▶ [Stated task]: Faithfully return all lines, omitting every embedded picture.

▶ [Data lines]:
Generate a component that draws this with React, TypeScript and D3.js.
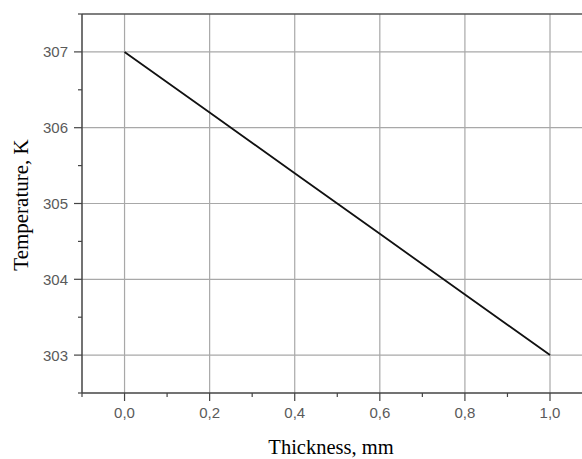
import React from "react";
import * as d3 from "d3";

const thickness = [0, 0.2, 0.4, 0.6, 0.8, 1.0];
const temperature = [307, 306.2, 305.4, 304.6, 303.8, 303];
const xTicks = [0, 0.2, 0.4, 0.6, 0.8, 1.0];
const xMinor = [-0.1, 0.1, 0.3, 0.5, 0.7, 0.9];
const yTicks = [303, 304, 305, 306, 307];
const yMinor = [302.5, 303.5, 304.5, 305.5, 306.5, 307.5];

export default function App() {
  const width = 582,
    height = 459;
  const left = 82,
    right = 582,
    top = 14,
    bottom = 393;

  const x = d3.scaleLinear().domain([-0.1, 1.0]).range([left, 550]);
  const y = d3.scaleLinear().domain([302.5, 307.5]).range([bottom, top]);

  const line = d3
    .line<number>()
    .x((d, i) => x(thickness[i]))
    .y((d) => y(d));

  const tickFont = "Arial, 'Liberation Sans', sans-serif";
  const titleFont = "'Times New Roman', 'Liberation Serif', serif";

  return (
    <svg
      width={width}
      height={height}
      style={{ position: "absolute", left: 0, top: 0, background: "#fff" }}
    >
      {/* grid */}
      {xTicks.map((t) => (
        <line
          key={"gx" + t}
          x1={x(t)}
          x2={x(t)}
          y1={top}
          y2={bottom}
          stroke="#a8a8a8"
          strokeWidth={1.2}
        />
      ))}
      {yTicks.map((t) => (
        <line
          key={"gy" + t}
          x1={left}
          x2={right}
          y1={y(t)}
          y2={y(t)}
          stroke="#a8a8a8"
          strokeWidth={1.2}
        />
      ))}

      {/* axes frame */}
      <line x1={left} x2={right} y1={top} y2={top} stroke="#555" strokeWidth={1.5} />
      <line x1={left} x2={right} y1={bottom} y2={bottom} stroke="#444" strokeWidth={1.5} />
      <line x1={left} x2={left} y1={top} y2={bottom} stroke="#444" strokeWidth={1.5} />

      {/* x ticks */}
      {xTicks.map((t) => (
        <g key={"xt" + t}>
          <line x1={x(t)} x2={x(t)} y1={bottom} y2={bottom + 8} stroke="#444" strokeWidth={1.2} />
          <text
            x={x(t)}
            y={418}
            textAnchor="middle"
            fontFamily={tickFont}
            fontSize={15}
            fill="#5a5a5a"
          >
            {d3.format(".1f")(t).replace(".", ",")}
          </text>
        </g>
      ))}
      {xMinor.map((t) => (
        <line key={"xm" + t} x1={x(t)} x2={x(t)} y1={bottom} y2={bottom + 4} stroke="#444" strokeWidth={1.2} />
      ))}

      {/* y ticks */}
      {yTicks.map((t) => (
        <g key={"yt" + t}>
          <line x1={left - 8} x2={left} y1={y(t)} y2={y(t)} stroke="#444" strokeWidth={1.2} />
          <text
            x={left - 14}
            y={y(t)}
            dy="0.36em"
            textAnchor="end"
            fontFamily={tickFont}
            fontSize={15}
            fill="#5a5a5a"
          >
            {t}
          </text>
        </g>
      ))}
      {yMinor.map((t) => (
        <line key={"ym" + t} x1={left - 4} x2={left} y1={y(t)} y2={y(t)} stroke="#444" strokeWidth={1.2} />
      ))}

      {/* data line */}
      <path d={line(temperature) || ""} fill="none" stroke="#111" strokeWidth={1.8} />

      {/* titles */}
      <text
        x={331}
        y={454}
        textAnchor="middle"
        fontFamily={titleFont}
        fontSize={20.5}
        fill="#000"
      >
        Thickness, mm
      </text>
      <text
        transform={`translate(28,205) rotate(-90)`}
        textAnchor="middle"
        fontFamily={titleFont}
        fontSize={21}
        fill="#000"
      >
        Temperature, K
      </text>
    </svg>
  );
}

▶ [Task answer]:
Generate a component that draws this with React, TypeScript and D3.js.
import React from "react";
import * as d3 from "d3";

const thickness = [0, 0.2, 0.4, 0.6, 0.8, 1.0];
const temperature = [307, 306.2, 305.4, 304.6, 303.8, 303];
const xTicks = [0, 0.2, 0.4, 0.6, 0.8, 1.0];
const xMinor = [-0.1, 0.1, 0.3, 0.5, 0.7, 0.9];
const yTicks = [303, 304, 305, 306, 307];
const yMinor = [302.5, 303.5, 304.5, 305.5, 306.5, 307.5];

export default function App() {
  const width = 582,
    height = 459;
  const left = 82,
    right = 582,
    top = 14,
    bottom = 393;

  const x = d3.scaleLinear().domain([-0.1, 1.0]).range([left, 550]);
  const y = d3.scaleLinear().domain([302.5, 307.5]).range([bottom, top]);

  const line = d3
    .line<number>()
    .x((d, i) => x(thickness[i]))
    .y((d) => y(d));

  const tickFont = "Arial, 'Liberation Sans', sans-serif";
  const titleFont = "'Times New Roman', 'Liberation Serif', serif";

  return (
    <svg
      width={width}
      height={height}
      style={{ position: "absolute", left: 0, top: 0, background: "#fff" }}
    >
      {/* grid */}
      {xTicks.map((t) => (
        <line
          key={"gx" + t}
          x1={x(t)}
          x2={x(t)}
          y1={top}
          y2={bottom}
          stroke="#a8a8a8"
          strokeWidth={1.2}
        />
      ))}
      {yTicks.map((t) => (
        <line
          key={"gy" + t}
          x1={left}
          x2={right}
          y1={y(t)}
          y2={y(t)}
          stroke="#a8a8a8"
          strokeWidth={1.2}
        />
      ))}

      {/* axes frame */}
      <line x1={left} x2={right} y1={top} y2={top} stroke="#555" strokeWidth={1.5} />
      <line x1={left} x2={right} y1={bottom} y2={bottom} stroke="#444" strokeWidth={1.5} />
      <line x1={left} x2={left} y1={top} y2={bottom} stroke="#444" strokeWidth={1.5} />

      {/* x ticks */}
      {xTicks.map((t) => (
        <g key={"xt" + t}>
          <line x1={x(t)} x2={x(t)} y1={bottom} y2={bottom + 8} stroke="#444" strokeWidth={1.2} />
          <text
            x={x(t)}
            y={418}
            textAnchor="middle"
            fontFamily={tickFont}
            fontSize={15}
            fill="#5a5a5a"
          >
            {d3.format(".1f")(t).replace(".", ",")}
          </text>
        </g>
      ))}
      {xMinor.map((t) => (
        <line key={"xm" + t} x1={x(t)} x2={x(t)} y1={bottom} y2={bottom + 4} stroke="#444" strokeWidth={1.2} />
      ))}

      {/* y ticks */}
      {yTicks.map((t) => (
        <g key={"yt" + t}>
          <line x1={left - 8} x2={left} y1={y(t)} y2={y(t)} stroke="#444" strokeWidth={1.2} />
          <text
            x={left - 14}
            y={y(t)}
            dy="0.36em"
            textAnchor="end"
            fontFamily={tickFont}
            fontSize={15}
            fill="#5a5a5a"
          >
            {t}
          </text>
        </g>
      ))}
      {yMinor.map((t) => (
        <line key={"ym" + t} x1={left - 4} x2={left} y1={y(t)} y2={y(t)} stroke="#444" strokeWidth={1.2} />
      ))}

      {/* data line */}
      <path d={line(temperature) || ""} fill="none" stroke="#111" strokeWidth={1.8} />

      {/* titles */}
      <text
        x={331}
        y={454}
        textAnchor="middle"
        fontFamily={titleFont}
        fontSize={20.5}
        fill="#000"
      >
        Thickness, mm
      </text>
      <text
        transform={`translate(28,205) rotate(-90)`}
        textAnchor="middle"
        fontFamily={titleFont}
        fontSize={21}
        fill="#000"
      >
        Temperature, K
      </text>
    </svg>
  );
}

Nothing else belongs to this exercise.